Review | The Secret Life of Pets 2 | 2019
About two thirds of the way through The Secret Life of Pets 2, I began to wonder why this film was giving me such a headache. The "camera" seemed unsettled, in constant motion, the editing rushing from one shot to the next. I began to time the shots, and it soon became clear that film had very few shots that lasted more than 3 seconds. We barely have time to register what we're seeing before it leaps to the next shot. It's maddening, it's painful, it's downright ugly.

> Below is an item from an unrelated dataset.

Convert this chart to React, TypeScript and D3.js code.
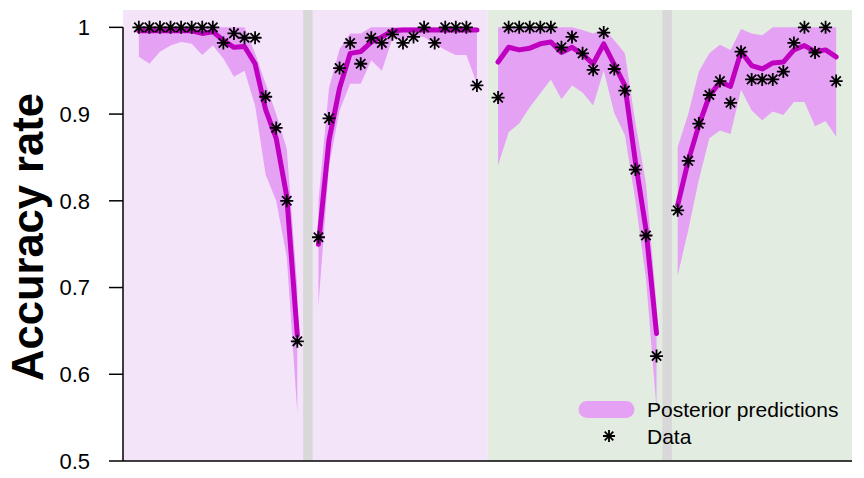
import React from 'react';
import * as d3 from 'd3';

// observed accuracy, one array per block of 16 trials
const dataBlocks = [
  [1, 1, 1, 1, 1, 1, 1, 1, 0.982, 0.993, 0.988, 0.988, 0.92, 0.884, 0.8, 0.638],
  [0.758, 0.895, 0.953, 0.982, 0.958, 0.988, 0.982, 0.992, 0.982, 0.989, 1, 0.982, 1, 1, 1, 0.933],
  [0.919, 1, 1, 1, 1, 1, 0.977, 0.989, 0.97, 0.951, 0.994, 0.952, 0.927, 0.836, 0.76, 0.621],
  [0.789, 0.846, 0.889, 0.922, 0.938, 0.913, 0.972, 0.94, 0.94, 0.94, 0.949, 0.982, 1, 0.971, 1, 0.938],
];

// posterior predictive mean
const meanBlocks = [
  [0.996, 0.996, 0.996, 0.996, 0.996, 0.996, 0.993, 0.995, 0.985, 0.977, 0.978, 0.958, 0.905, 0.872, 0.805, 0.645],
  [0.75, 0.87, 0.93, 0.97, 0.972, 0.983, 0.989, 0.996, 0.997, 0.997, 0.997, 0.997, 0.997, 0.997, 0.997, 0.997],
  [0.96, 0.977, 0.974, 0.976, 0.981, 0.983, 0.971, 0.977, 0.969, 0.958, 0.981, 0.957, 0.933, 0.845, 0.767, 0.647],
  [0.795, 0.846, 0.887, 0.921, 0.937, 0.932, 0.972, 0.956, 0.952, 0.959, 0.96, 0.974, 0.979, 0.972, 0.974, 0.966],
];

// posterior predictive interval
const lowerBlocks = [
  [0.966, 0.958, 0.972, 0.979, 0.983, 0.981, 0.968, 0.979, 0.964, 0.943, 0.95, 0.91, 0.83, 0.8, 0.735, 0.555],
  [0.68, 0.84, 0.904, 0.935, 0.935, 0.962, 0.95, 0.987, 0.985, 0.99, 0.989, 0.981, 0.974, 0.968, 0.968, 0.935],
  [0.841, 0.879, 0.889, 0.908, 0.924, 0.94, 0.917, 0.933, 0.925, 0.91, 0.95, 0.901, 0.876, 0.8, 0.71, 0.56],
  [0.714, 0.766, 0.824, 0.872, 0.881, 0.877, 0.928, 0.904, 0.893, 0.903, 0.899, 0.914, 0.914, 0.886, 0.892, 0.874],
];
const upperBlocks = [
  [1, 1, 1, 1, 1, 1, 1, 1, 1, 1, 1, 0.97, 0.935, 0.9, 0.86, 0.7],
  [0.8, 0.93, 0.975, 0.993, 0.993, 1, 1, 1, 1, 1, 1, 1, 1, 1, 1, 1],
  [1, 1, 1, 1, 1, 1, 1, 1, 0.997, 0.993, 0.998, 0.985, 0.97, 0.89, 0.82, 0.68],
  [0.862, 0.9, 0.949, 0.97, 0.98, 0.974, 0.998, 0.993, 0.991, 1, 1, 1, 1, 1, 1, 1],
];

const yTicks = [0.5, 0.6, 0.7, 0.8, 0.9, 1];
const yTickLabels = ['0.5', '0.6', '0.7', '0.8', '0.9', '1'];
const legendLabels = ['Posterior predictions', 'Data'];

const W = 864;
const H = 478;
const blockGap = 17; // trials per block + one empty slot
const FONT = '"Liberation Sans", Arial, Helvetica, sans-serif';

const BAND = '#e5a2f4';
const LINE = '#c000c0';

function Star({ x, y, r = 6.5 }: { x: number; y: number; r?: number }) {
  const d = r * 0.72;
  return (
    <path
      d={`M${x - r},${y}H${x + r}M${x},${y - r}V${y + r}M${x - d},${y - d}L${x + d},${y + d}M${x - d},${y + d}L${x + d},${y - d}`}
      stroke="#000"
      strokeWidth={1.8}
      fill="none"
    />
  );
}

export default function App() {
  const left = 123, right = 852, top = 10, bottom = 461;

  const x = d3.scaleLinear().domain([-1.5, 67.5]).range([left, right]);
  const y = d3.scaleLinear().domain([0.5, 1.02]).range([bottom, top]);

  const area = d3.area<number[]>()
    .x(d => x(d[0]))
    .y0(d => y(d[1]))
    .y1(d => y(d[2]));
  const line = d3.line<number[]>()
    .x(d => x(d[0]))
    .y(d => y(d[1]));

  return (
    <svg width={W} height={H} style={{ position: 'absolute', left: 0, top: 0, background: '#fff' }}>
      {/* condition backgrounds */}
      <rect x={x(-1.5)} y={top} width={x(33) - x(-1.5)} height={bottom - top} fill="#f4e4fa" />
      <rect x={x(33)} y={top} width={x(67.5) - x(33)} height={bottom - top} fill="#e3ece0" />
      {[16, 50].map(c => (
        <rect key={c} x={x(c - 0.45)} y={top} width={x(c + 0.45) - x(c - 0.45)} height={bottom - top} fill="#d8d8d8" />
      ))}

      {/* bands */}
      {dataBlocks.map((_, b) => {
        const pts = lowerBlocks[b].map((lo, j) => [b * blockGap + j, lo, upperBlocks[b][j]]);
        return <path key={'a' + b} d={area(pts) || ''} fill={BAND} />;
      })}

      {/* mean lines */}
      {meanBlocks.map((m, b) => {
        const pts = m.map((v, j) => [b * blockGap + j, v]);
        return <path key={'l' + b} d={line(pts) || ''} fill="none" stroke={LINE} strokeWidth={5} strokeLinejoin="round" strokeLinecap="round" />;
      })}

      {/* observed data */}
      {dataBlocks.map((vals, b) =>
        vals.map((v, j) => <Star key={`s${b}-${j}`} x={x(b * blockGap + j)} y={y(v)} />)
      )}

      {/* axes */}
      <line x1={left} x2={right} y1={bottom} y2={bottom} stroke="#000" strokeWidth={1.5} />
      <line x1={left} x2={left} y1={y(1)} y2={bottom} stroke="#000" strokeWidth={1.5} />
      {yTicks.map((t, i) => (
        <g key={t}>
          <line x1={left - 14} x2={left} y1={y(t)} y2={y(t)} stroke="#000" strokeWidth={1.5} />
          <text x={left - 33} y={y(t)} dy="0.36em" textAnchor="end" fontFamily={FONT} fontSize={22} fill="#000">
            {yTickLabels[i]}
          </text>
        </g>
      ))}
      <text
        transform={`translate(43, 237) rotate(-90)`}
        textAnchor="middle"
        fontFamily={FONT}
        fontWeight="bold"
        fontSize={43.5}
        fill="#000"
      >
        Accuracy rate
      </text>

      {/* legend */}
      <line x1={587} x2={626} y1={409.5} y2={409.5} stroke={BAND} strokeWidth={17} strokeLinecap="round" />
      <text x={647} y={416.5} fontFamily={FONT} fontSize={21} fill="#000">{legendLabels[0]}</text>
      <Star x={609} y={436} r={6} />
      <text x={647} y={443.5} fontFamily={FONT} fontSize={21} fill="#000">{legendLabels[1]}</text>
    </svg>
  );
}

It doesn't help that the story of The Secret Life of Pets 2 is as all-over-the-place as its editing. The film picks up from its charming predecessor with dogs Max (Patton Oswalt, stepping in for a disgraced Louis C.K.) and Duke (Eric Stonestreet) enjoying their newfound life together with their owners. Things changer, however, with the intdurctlon of a baby named Liam who completely changes the dynamics of their little family. Had the film stuck with this it might have retained some of its predecessor's "Toy Story but with dogs" appeal. Instead, it sends Max, Duke, and family off on a vacation in the country and nearly forgets about them entirely. The focus then shifts to psycho rabbit Snowball (Kevin Hart), who now fancies himself a superhero, and is commissioned by a new dog named Daisy (Tiffany Haddish) to come rescue a circus tiger being abused by by an evil Russian ringmaster named Sergei (Nick Kroll).
It's an odd diversion, one that keeps the lead characters out of the narrative for much of the film as they learn about country living from a wise old farm dog named Rooster (Harrison Ford). It likewise forgets about little Liam and his relationship with Max and Duke, but that doesn't stop the film from trying to milk a sentimental ending out of it that might have worked had the development of their relationship been given any attention at all. It's a huge swing and a miss for Illumination, whose messy stories, sardonic dated-before-it-even-comes-out humor, and near-uniform style have made their films nearly indistinguishable from one another. The Secret Life of Pets skated by on an amusing premise that its sequel all but abandons in favor of a frenetically edited, scattershot story that's more likely to leave audiences with whiplash than in stitches.